## START

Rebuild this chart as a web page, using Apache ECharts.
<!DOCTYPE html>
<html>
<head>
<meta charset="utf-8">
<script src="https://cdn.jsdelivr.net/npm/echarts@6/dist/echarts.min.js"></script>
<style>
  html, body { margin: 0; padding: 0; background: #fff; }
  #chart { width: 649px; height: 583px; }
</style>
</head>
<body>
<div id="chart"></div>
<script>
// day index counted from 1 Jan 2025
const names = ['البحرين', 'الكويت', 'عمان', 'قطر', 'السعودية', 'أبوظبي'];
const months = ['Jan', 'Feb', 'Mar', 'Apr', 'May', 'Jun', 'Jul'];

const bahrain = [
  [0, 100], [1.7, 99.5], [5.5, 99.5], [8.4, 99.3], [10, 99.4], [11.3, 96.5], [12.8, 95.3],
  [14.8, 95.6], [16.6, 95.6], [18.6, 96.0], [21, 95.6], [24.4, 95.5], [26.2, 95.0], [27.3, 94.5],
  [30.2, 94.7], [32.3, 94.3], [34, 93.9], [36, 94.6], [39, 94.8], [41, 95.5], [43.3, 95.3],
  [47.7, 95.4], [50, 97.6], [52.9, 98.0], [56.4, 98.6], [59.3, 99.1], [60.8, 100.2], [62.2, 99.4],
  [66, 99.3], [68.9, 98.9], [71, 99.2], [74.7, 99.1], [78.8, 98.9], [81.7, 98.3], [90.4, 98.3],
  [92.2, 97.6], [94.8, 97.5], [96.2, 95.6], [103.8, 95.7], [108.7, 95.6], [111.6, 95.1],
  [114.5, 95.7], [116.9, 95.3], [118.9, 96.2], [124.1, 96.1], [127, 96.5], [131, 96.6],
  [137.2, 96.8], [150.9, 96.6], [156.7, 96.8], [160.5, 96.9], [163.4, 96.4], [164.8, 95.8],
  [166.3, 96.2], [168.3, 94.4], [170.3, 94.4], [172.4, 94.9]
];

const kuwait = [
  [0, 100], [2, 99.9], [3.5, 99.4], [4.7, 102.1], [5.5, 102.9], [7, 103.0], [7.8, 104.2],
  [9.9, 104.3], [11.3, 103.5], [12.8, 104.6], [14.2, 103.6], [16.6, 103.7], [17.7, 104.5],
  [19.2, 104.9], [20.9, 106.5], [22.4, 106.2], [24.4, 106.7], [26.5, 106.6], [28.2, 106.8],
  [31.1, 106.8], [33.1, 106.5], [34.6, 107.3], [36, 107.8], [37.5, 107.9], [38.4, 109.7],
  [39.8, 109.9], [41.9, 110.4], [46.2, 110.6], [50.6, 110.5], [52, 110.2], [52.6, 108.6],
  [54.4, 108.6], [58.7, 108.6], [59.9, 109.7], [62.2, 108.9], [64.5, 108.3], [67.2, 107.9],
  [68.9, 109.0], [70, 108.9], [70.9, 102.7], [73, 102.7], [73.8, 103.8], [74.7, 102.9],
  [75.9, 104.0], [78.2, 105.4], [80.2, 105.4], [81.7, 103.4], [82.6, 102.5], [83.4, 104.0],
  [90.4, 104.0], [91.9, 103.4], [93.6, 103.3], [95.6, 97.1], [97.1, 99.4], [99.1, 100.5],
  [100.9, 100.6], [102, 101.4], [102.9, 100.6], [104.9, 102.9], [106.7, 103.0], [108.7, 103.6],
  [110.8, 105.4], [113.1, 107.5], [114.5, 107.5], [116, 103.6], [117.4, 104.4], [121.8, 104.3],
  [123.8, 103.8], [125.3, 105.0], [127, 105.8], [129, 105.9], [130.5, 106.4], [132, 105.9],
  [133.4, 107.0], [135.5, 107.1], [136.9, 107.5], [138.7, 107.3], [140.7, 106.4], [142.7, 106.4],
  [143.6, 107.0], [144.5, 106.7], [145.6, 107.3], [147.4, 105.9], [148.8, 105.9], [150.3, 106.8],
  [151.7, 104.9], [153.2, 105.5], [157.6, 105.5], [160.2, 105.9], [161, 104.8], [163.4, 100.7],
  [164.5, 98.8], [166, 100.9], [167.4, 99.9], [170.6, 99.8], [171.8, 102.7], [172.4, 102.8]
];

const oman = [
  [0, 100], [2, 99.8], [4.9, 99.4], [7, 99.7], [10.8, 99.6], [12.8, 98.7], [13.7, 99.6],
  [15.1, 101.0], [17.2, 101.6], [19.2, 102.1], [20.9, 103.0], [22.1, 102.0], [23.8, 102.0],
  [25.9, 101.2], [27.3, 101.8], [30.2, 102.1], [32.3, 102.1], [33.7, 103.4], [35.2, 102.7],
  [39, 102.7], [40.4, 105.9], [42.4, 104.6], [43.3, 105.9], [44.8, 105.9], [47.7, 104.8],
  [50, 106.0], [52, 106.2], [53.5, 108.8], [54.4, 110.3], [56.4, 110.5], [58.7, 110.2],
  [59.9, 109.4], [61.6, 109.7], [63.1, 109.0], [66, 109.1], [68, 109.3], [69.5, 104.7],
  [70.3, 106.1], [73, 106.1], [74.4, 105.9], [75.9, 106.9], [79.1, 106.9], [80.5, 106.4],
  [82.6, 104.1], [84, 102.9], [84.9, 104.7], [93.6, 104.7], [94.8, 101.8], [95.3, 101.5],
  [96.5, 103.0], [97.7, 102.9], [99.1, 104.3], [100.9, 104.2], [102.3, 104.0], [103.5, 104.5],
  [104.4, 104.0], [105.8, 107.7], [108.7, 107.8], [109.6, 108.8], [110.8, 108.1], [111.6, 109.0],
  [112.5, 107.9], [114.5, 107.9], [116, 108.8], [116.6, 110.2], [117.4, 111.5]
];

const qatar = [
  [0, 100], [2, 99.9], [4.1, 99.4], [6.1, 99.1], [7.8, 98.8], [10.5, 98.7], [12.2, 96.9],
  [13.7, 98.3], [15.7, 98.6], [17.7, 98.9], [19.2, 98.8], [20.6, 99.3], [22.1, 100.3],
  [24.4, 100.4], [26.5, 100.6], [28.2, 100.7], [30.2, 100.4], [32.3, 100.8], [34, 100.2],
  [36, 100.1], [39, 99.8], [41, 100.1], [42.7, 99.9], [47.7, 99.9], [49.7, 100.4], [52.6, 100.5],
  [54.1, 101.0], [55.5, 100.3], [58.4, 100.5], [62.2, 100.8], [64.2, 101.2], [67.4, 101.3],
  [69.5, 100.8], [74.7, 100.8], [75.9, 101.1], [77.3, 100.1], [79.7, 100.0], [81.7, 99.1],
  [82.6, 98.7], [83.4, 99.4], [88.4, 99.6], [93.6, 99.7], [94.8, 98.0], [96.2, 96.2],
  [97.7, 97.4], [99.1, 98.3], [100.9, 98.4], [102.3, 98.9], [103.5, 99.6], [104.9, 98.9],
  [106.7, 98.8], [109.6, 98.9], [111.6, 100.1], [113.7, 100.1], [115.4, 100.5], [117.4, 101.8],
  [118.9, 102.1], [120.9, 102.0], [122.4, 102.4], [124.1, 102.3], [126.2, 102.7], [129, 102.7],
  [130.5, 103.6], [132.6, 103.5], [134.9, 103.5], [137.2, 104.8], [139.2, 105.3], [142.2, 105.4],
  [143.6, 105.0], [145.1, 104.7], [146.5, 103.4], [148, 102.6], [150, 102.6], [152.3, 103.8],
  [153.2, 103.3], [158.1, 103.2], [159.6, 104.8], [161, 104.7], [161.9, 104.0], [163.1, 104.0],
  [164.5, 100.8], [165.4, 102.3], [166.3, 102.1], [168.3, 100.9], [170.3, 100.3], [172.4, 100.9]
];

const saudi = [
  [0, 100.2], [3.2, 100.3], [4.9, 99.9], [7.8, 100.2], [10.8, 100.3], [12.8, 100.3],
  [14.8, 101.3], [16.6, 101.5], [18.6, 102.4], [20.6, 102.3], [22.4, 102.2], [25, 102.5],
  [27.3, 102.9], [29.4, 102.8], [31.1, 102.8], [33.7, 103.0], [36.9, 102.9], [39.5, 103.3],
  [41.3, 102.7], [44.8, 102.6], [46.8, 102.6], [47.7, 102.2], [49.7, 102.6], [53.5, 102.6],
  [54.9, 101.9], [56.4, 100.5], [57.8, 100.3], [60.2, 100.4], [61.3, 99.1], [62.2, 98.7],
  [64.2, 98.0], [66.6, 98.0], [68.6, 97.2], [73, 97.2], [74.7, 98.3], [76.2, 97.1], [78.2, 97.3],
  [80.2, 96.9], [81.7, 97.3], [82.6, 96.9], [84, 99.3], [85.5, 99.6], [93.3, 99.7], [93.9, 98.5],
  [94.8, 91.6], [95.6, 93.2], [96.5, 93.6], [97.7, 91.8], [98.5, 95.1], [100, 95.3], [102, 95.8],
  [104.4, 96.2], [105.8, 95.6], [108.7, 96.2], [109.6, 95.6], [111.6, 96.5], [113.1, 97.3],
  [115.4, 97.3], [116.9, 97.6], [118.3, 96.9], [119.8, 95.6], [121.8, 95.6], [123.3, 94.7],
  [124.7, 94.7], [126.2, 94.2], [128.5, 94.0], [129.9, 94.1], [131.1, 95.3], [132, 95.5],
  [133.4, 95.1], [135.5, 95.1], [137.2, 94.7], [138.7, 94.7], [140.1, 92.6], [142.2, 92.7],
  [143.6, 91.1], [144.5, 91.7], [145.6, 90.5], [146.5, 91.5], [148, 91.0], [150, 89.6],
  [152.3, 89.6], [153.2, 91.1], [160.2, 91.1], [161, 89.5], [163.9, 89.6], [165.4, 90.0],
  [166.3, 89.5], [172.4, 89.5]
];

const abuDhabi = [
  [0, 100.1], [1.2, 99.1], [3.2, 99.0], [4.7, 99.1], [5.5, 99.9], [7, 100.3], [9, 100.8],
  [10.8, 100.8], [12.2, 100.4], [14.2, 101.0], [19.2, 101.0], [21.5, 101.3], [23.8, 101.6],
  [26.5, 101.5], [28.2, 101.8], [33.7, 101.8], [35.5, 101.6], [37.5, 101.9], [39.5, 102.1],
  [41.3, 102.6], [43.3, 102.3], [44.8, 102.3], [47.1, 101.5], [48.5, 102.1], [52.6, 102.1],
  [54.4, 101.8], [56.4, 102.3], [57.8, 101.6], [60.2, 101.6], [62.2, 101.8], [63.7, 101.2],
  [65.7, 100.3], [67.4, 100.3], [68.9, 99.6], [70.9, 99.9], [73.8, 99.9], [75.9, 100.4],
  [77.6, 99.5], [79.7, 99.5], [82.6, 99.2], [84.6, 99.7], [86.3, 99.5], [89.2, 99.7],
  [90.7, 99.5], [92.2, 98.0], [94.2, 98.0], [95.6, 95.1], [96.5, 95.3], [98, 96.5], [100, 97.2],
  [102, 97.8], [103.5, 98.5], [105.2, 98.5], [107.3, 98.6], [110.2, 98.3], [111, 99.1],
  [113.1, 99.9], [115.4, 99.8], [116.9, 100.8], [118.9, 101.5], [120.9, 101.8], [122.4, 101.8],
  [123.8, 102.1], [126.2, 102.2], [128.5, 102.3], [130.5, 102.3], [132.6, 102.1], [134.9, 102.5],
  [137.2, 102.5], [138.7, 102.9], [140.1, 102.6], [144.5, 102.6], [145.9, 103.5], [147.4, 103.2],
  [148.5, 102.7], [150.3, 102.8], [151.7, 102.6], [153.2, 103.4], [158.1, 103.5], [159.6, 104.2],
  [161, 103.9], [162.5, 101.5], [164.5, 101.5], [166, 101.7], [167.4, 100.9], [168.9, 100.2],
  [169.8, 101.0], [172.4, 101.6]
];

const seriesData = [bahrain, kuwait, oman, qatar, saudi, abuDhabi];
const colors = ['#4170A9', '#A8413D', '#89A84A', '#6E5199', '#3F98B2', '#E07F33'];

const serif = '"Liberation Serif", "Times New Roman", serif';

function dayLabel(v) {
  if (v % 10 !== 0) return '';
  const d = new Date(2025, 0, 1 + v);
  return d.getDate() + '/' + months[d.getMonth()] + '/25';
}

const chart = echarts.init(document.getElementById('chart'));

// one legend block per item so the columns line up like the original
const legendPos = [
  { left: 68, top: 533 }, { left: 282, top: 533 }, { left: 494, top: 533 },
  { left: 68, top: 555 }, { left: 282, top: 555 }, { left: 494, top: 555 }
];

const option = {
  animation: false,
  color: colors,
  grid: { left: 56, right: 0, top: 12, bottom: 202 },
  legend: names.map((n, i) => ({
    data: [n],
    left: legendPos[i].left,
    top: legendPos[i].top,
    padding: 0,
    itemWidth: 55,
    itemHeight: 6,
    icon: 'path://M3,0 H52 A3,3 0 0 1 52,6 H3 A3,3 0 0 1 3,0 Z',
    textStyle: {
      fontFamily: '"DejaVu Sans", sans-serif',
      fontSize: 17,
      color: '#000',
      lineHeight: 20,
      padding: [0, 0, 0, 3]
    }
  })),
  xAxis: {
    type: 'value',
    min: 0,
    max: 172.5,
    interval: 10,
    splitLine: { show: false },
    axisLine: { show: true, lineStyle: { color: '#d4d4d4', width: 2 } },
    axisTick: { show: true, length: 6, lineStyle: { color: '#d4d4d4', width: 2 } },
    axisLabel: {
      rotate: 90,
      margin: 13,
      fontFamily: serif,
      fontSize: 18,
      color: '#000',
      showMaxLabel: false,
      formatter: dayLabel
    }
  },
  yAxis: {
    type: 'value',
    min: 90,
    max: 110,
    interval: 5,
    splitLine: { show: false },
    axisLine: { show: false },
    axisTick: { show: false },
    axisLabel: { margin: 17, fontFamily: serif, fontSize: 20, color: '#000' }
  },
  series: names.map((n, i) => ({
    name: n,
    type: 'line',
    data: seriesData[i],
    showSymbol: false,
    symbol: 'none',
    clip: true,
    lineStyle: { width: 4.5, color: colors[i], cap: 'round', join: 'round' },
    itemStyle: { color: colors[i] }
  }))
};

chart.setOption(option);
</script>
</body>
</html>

## END

**EXERCISE REQUIREMENTS**
From the first line of the data through the line with "['Jan', 'Feb', 'Mar', 'Apr', 'May', 'Jun', 'Jul'];", quote each line exactly and add nothing else.

**CORRECT RESULT**
Rebuild this chart as a web page, using Apache ECharts.
<!DOCTYPE html>
<html>
<head>
<meta charset="utf-8">
<script src="https://cdn.jsdelivr.net/npm/echarts@6/dist/echarts.min.js"></script>
<style>
  html, body { margin: 0; padding: 0; background: #fff; }
  #chart { width: 649px; height: 583px; }
</style>
</head>
<body>
<div id="chart"></div>
<script>
// day index counted from 1 Jan 2025
const names = ['البحرين', 'الكويت', 'عمان', 'قطر', 'السعودية', 'أبوظبي'];
const months = ['Jan', 'Feb', 'Mar', 'Apr', 'May', 'Jun', 'Jul'];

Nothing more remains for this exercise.